By about five years.
Depending on how you measure things, by the time I finally made it to Windsor to catch a train on the Dominion Atlantic, I had actually missed it by much longer.
I have a few railfanning regrets over lost opportunities trackside and chasing the Dominion Atlantic Railway is pretty high on that list. Equal to that is a similar regret over a similar lack of effort to chase the Windsor & Hantsport Railway (the DAR’s successor). Last week, I finally made it. With operations on hold since 2011 there was absolutely no chance of seeing anything operate but that, in no way, detracted from how great an opportunity it was to finally step into scenes I knew only as photographs. I wanted to take a moment and share a few of the photos I took.
Though history provides so many examples of the DAR’s rich history of classic Canadian railway architecture, a major draw, for me, to the railway is how most of their physical plant was comprised of much more practical designs. Windsor’s station is no less a typical example. A simple steel building that a modeller could easily replicate using any of those Plastruct-style kits that used to be so popular on model railroads. Despite these humble lines, standing on the platform here was such a neat feeling.

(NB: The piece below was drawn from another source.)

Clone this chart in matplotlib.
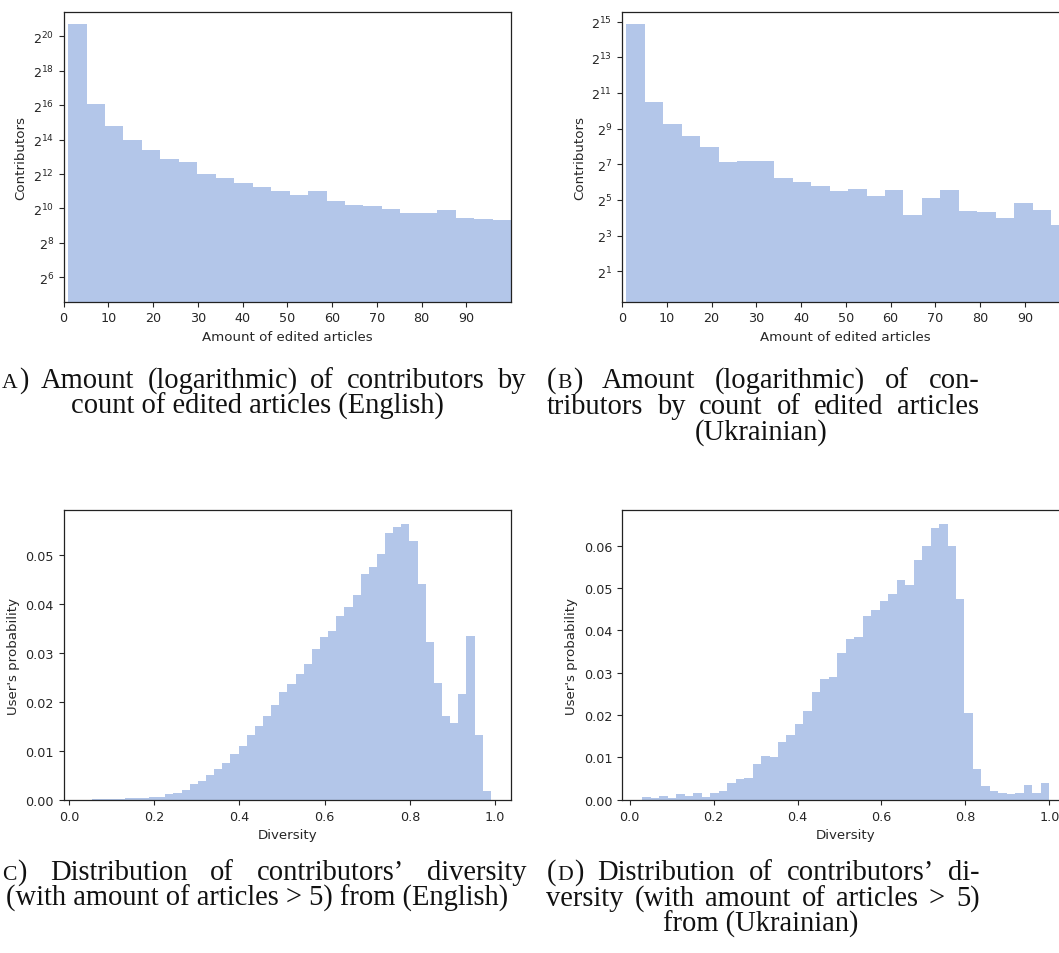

On a stub-ended siding at the station is a former CP-van and some track maintenance equipment. The van was once a part of the Windsor & Hantsport’s excursion train and despite its very exposed location was in terrific condition. Sadly too much equipment left outdoors like this soon succumbs to vandalism.
The siding itself continued a bit further to what would have been a beautiful pair of warehouses that I suspect were once used for shipping apples.
On many smaller layouts we stuggle to find a way to distract from the point where our tracks disappear through the sky and into “staging”. In this case, Windsor provides a very prototypical example as the mainline itself actually does just that.
With no train to wait for, no matter how badly I wanted there to be one, it was time to load back into the car and point west to Hantsport. The feeling at Hantsport was peculiar and I still don’t know how to describe it. I’ve spent too much time on abandoned railroads. At Hantsport I was greeted not by an abandoned railroad but one that had simply stopped. Standing at the entry to the yard it took barely any imagination to not expect a train any time now. I know I spent a few minutes quietly listening to the air for the exhaust bark of an oncoming train.
This spring, I’ll be hosting another handlaying a turnout workshop and right here, at the east end of Hantsport yard, was one turnout that everyone should be able to make up from plain rail and ties. Kidding aside, lots of rich detail and texture that beg to be modelled and this project could really showcase some finescale track modelling such as Mike Cougill introduces in his superb Track: Then and Now book. What a story in such as short piece of railroad.
The yard was filled with several blocks of the distinctive hopper cars are used to carry the railroad’s life source: gypsum. It was great to have so many of these cars handy to photograph. I would love to return soon with a tape measure, paper, and permission from the railroad to spend some serious time climbing all over these cars to record as much detail of them as possible with a view to producing a kit of them.
Opposite the hoppers, on a siding long since severed from the main track was a string of boxcars. Though now heavily rusted, there were some terrific examples of cars that should be preserved.
Walking back toward the station it was hard not to notice the terrific hi-rail truck parked just behind the building.
Hantsport’s station is home to the railroad’s headquarters and is a fine looking building in its own right. I’d love to have an opportunity to ask for a tour sometime and learn more about the railroad’s operations until everything was put on hold.
Though I did drive past on the drive from Windsor to Hantsport, I didn’t stop by the railroad’s shops. I didn’t expect to have this opportunity to visit and before next time I’d love to get in touch with railroad to ask permission to visit the shops complex.
When we left the Island for Nova Scotia, Krista had asked if there were any train things I wanted to see while visiting. I had mentioned the DAR and W&H several times before but instead expressed a sentiment of really not needing to spend any more time trackside on a railroad without trains. It’s a sad feeling and I didn’t need any more memories of that to add to those I already hold from the PEIR in its final years or my trip to the Aroostook Valley (one year too late). I’m glad she insisted I go. What’s there was more than worth seeing and everything was still in very good condition. I remarked on how I could have expected a train and that didn’t feel that ambitious a thing to imagine.
Thanks again Krista, for making sure I went to places I needed to go and see things I needed to do.